L’art érotique est une manière de jouir au-dessus de notre condition.
L’imagination voluptueuse est la seule floraison de l’espace et du temps, peuplée de créatures qu’on tire de son cerveau brûlé et comblé sans mesure. Dédaigneux des lignes infranchissables et traversant les mailles du possible.
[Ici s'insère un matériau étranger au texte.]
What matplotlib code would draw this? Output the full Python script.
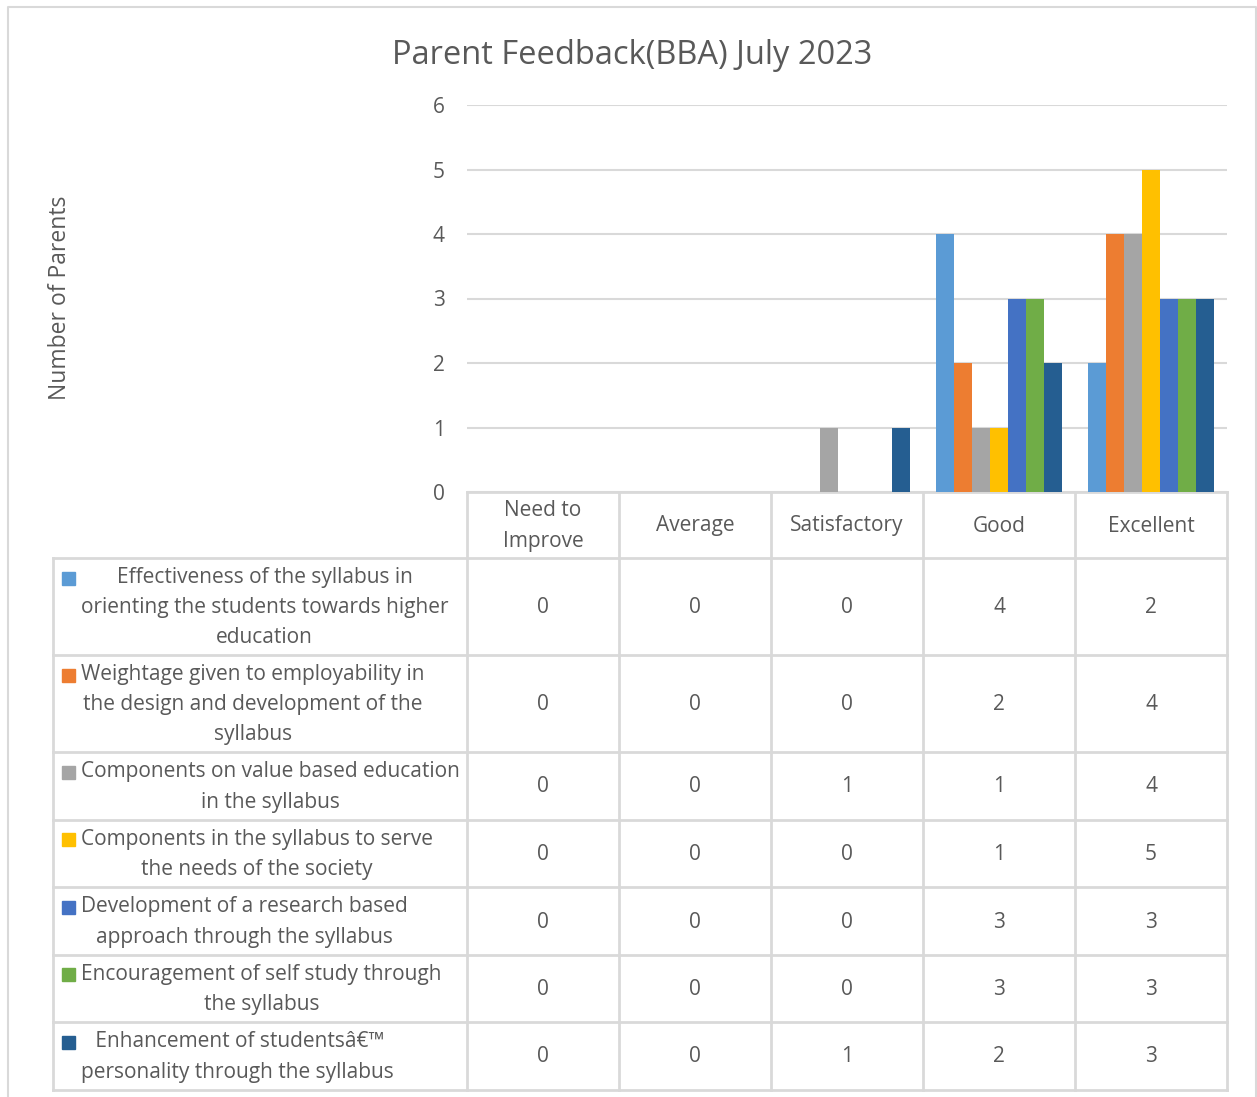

Le bonheur de sculpter est la seule résultante de ces multitudes de coups de tête et d’orgueil intime d’où, depuis l’os et le roc, est sortie toute œuvre grande ou futile. La jubilation du créateur n’est pas tant d’avoir fait quelque chose, que de l’avoir fait hors des moules obligés. Son triomphe est d’avoir forcé le passage en se gaussant de la force des choses, de leur statut. Cette transmutation est identique au mouvement par lequel le sexe devient génie en refusant de se limiter aux mortelles banalités de la discipline reproductrice.
Par conséquent, l’art est érotique en soi. Il peut l’être parfois hors de soi. La terre ou le bois sont une chair exogène qu’évoque la main en érection de l’artiste. L’unique différence, en somme, entre l’art qui se reconnaît érotique et l’art qui se défend de l’être est la franchise.
L’art, bien sûr, est la genèse du sommeil et ne peut être rien d’autre ; mais qu’est-ce que la beauté si ce n’est la surréalité même ? La beauté n’est pas dans la nature ; elle est la trouvaille la moins naturelle que l’homme ait pu concevoir. La beauté n’est pas dans ce qui remémore, mais dans ce qui va se faire, pas dans le sanctuaire mais dans le sacrilège. Le corps n’est beau qu’inventé. La beauté est l’image qui va se concevoir et démodera pour toujours les carapaces antérieures.
Les corps que nous sommes capables d’aimer n’ont pas encore été imaginés. Ils sont les souhaits insensés qui donnent pouvoir à nos sens. Leurs mutations renouvelées nous achemineront peu à peu vers un univers à notre imaginative dévotion. L’art et le corps futur des hommes et des femmes sont ainsi solidaires dans la recherche de la beauté. Pareil au monde.
Le corps est à faire, il n’a pas encore été trouvé. Il est plus difficile de l’inventer que de continuer sur la terre et le bois, l’abstraite beauté des bermes jamais vues. L’invention qui demande le plus de génie est celle d’une beauté que l’on croit connaître.
Le plaisir de sculpter, c’est ce moment où mon corps va suivre ses propres idées, car mes mains suivent leurs propres inspirations.
P.S. Tony Riga, d’origine guyanaise, exprime aussi son talent dans la peinture et dans les costumes.